Data extract.
START
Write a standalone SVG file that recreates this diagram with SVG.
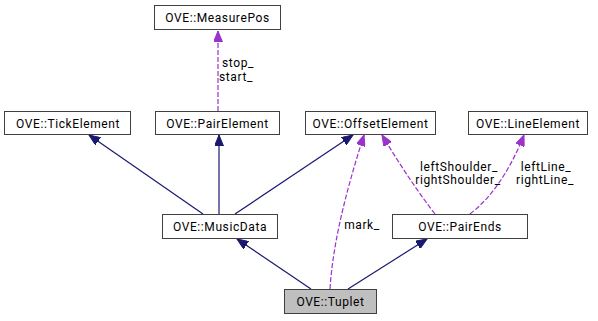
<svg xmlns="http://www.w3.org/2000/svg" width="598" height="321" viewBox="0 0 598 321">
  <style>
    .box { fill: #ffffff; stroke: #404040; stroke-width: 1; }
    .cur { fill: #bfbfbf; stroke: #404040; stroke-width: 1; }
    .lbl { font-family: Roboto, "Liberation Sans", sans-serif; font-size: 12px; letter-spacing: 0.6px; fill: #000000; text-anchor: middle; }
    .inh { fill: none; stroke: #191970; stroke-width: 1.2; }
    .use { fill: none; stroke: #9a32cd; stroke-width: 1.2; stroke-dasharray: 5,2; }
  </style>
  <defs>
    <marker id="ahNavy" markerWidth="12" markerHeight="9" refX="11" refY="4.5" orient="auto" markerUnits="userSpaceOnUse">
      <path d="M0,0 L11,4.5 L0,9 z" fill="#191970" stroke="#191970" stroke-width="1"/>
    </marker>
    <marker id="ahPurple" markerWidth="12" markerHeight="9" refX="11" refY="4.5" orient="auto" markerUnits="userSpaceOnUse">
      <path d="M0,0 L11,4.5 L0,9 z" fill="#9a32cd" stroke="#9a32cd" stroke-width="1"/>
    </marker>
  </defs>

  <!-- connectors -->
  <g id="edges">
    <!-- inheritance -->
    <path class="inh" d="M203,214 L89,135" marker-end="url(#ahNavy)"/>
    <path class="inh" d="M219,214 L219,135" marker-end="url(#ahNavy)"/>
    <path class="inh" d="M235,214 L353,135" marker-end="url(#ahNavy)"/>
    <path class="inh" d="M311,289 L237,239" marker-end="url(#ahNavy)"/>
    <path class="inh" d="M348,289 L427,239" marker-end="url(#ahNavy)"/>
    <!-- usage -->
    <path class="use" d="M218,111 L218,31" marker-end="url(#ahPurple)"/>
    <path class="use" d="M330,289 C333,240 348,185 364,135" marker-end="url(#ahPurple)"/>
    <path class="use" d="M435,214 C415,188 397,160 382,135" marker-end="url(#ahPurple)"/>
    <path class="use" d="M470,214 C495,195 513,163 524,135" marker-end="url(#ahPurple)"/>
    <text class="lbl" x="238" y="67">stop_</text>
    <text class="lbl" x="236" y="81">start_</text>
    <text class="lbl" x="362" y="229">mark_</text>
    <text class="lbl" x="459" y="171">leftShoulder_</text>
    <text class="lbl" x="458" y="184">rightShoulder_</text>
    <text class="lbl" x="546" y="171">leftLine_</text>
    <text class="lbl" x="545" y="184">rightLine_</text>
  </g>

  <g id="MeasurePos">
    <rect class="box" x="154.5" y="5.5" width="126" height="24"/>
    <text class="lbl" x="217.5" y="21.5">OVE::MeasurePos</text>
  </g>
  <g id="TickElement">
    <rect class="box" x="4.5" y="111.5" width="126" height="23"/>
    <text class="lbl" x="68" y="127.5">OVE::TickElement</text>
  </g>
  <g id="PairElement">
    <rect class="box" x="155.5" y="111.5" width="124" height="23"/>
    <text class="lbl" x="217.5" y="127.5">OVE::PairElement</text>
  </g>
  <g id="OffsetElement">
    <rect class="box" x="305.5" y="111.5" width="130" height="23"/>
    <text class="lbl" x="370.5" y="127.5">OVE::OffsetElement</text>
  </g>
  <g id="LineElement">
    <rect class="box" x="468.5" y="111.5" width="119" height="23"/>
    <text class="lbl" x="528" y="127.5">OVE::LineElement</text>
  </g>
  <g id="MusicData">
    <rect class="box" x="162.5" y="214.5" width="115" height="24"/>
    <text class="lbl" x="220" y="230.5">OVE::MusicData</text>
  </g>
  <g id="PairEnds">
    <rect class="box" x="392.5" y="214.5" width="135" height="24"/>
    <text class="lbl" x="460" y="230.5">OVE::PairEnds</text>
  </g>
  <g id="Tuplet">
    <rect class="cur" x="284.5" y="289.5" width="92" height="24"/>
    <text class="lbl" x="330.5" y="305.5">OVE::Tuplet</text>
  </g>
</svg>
END
Goal of the exercise.
Extract the full listing exactly, with the pictures left out.

Full answer.
Write a standalone SVG file that recreates this diagram with SVG.
<svg xmlns="http://www.w3.org/2000/svg" width="598" height="321" viewBox="0 0 598 321">
  <style>
    .box { fill: #ffffff; stroke: #404040; stroke-width: 1; }
    .cur { fill: #bfbfbf; stroke: #404040; stroke-width: 1; }
    .lbl { font-family: Roboto, "Liberation Sans", sans-serif; font-size: 12px; letter-spacing: 0.6px; fill: #000000; text-anchor: middle; }
    .inh { fill: none; stroke: #191970; stroke-width: 1.2; }
    .use { fill: none; stroke: #9a32cd; stroke-width: 1.2; stroke-dasharray: 5,2; }
  </style>
  <defs>
    <marker id="ahNavy" markerWidth="12" markerHeight="9" refX="11" refY="4.5" orient="auto" markerUnits="userSpaceOnUse">
      <path d="M0,0 L11,4.5 L0,9 z" fill="#191970" stroke="#191970" stroke-width="1"/>
    </marker>
    <marker id="ahPurple" markerWidth="12" markerHeight="9" refX="11" refY="4.5" orient="auto" markerUnits="userSpaceOnUse">
      <path d="M0,0 L11,4.5 L0,9 z" fill="#9a32cd" stroke="#9a32cd" stroke-width="1"/>
    </marker>
  </defs>

  <!-- connectors -->
  <g id="edges">
    <!-- inheritance -->
    <path class="inh" d="M203,214 L89,135" marker-end="url(#ahNavy)"/>
    <path class="inh" d="M219,214 L219,135" marker-end="url(#ahNavy)"/>
    <path class="inh" d="M235,214 L353,135" marker-end="url(#ahNavy)"/>
    <path class="inh" d="M311,289 L237,239" marker-end="url(#ahNavy)"/>
    <path class="inh" d="M348,289 L427,239" marker-end="url(#ahNavy)"/>
    <!-- usage -->
    <path class="use" d="M218,111 L218,31" marker-end="url(#ahPurple)"/>
    <path class="use" d="M330,289 C333,240 348,185 364,135" marker-end="url(#ahPurple)"/>
    <path class="use" d="M435,214 C415,188 397,160 382,135" marker-end="url(#ahPurple)"/>
    <path class="use" d="M470,214 C495,195 513,163 524,135" marker-end="url(#ahPurple)"/>
    <text class="lbl" x="238" y="67">stop_</text>
    <text class="lbl" x="236" y="81">start_</text>
    <text class="lbl" x="362" y="229">mark_</text>
    <text class="lbl" x="459" y="171">leftShoulder_</text>
    <text class="lbl" x="458" y="184">rightShoulder_</text>
    <text class="lbl" x="546" y="171">leftLine_</text>
    <text class="lbl" x="545" y="184">rightLine_</text>
  </g>

  <g id="MeasurePos">
    <rect class="box" x="154.5" y="5.5" width="126" height="24"/>
    <text class="lbl" x="217.5" y="21.5">OVE::MeasurePos</text>
  </g>
  <g id="TickElement">
    <rect class="box" x="4.5" y="111.5" width="126" height="23"/>
    <text class="lbl" x="68" y="127.5">OVE::TickElement</text>
  </g>
  <g id="PairElement">
    <rect class="box" x="155.5" y="111.5" width="124" height="23"/>
    <text class="lbl" x="217.5" y="127.5">OVE::PairElement</text>
  </g>
  <g id="OffsetElement">
    <rect class="box" x="305.5" y="111.5" width="130" height="23"/>
    <text class="lbl" x="370.5" y="127.5">OVE::OffsetElement</text>
  </g>
  <g id="LineElement">
    <rect class="box" x="468.5" y="111.5" width="119" height="23"/>
    <text class="lbl" x="528" y="127.5">OVE::LineElement</text>
  </g>
  <g id="MusicData">
    <rect class="box" x="162.5" y="214.5" width="115" height="24"/>
    <text class="lbl" x="220" y="230.5">OVE::MusicData</text>
  </g>
  <g id="PairEnds">
    <rect class="box" x="392.5" y="214.5" width="135" height="24"/>
    <text class="lbl" x="460" y="230.5">OVE::PairEnds</text>
  </g>
  <g id="Tuplet">
    <rect class="cur" x="284.5" y="289.5" width="92" height="24"/>
    <text class="lbl" x="330.5" y="305.5">OVE::Tuplet</text>
  </g>
</svg>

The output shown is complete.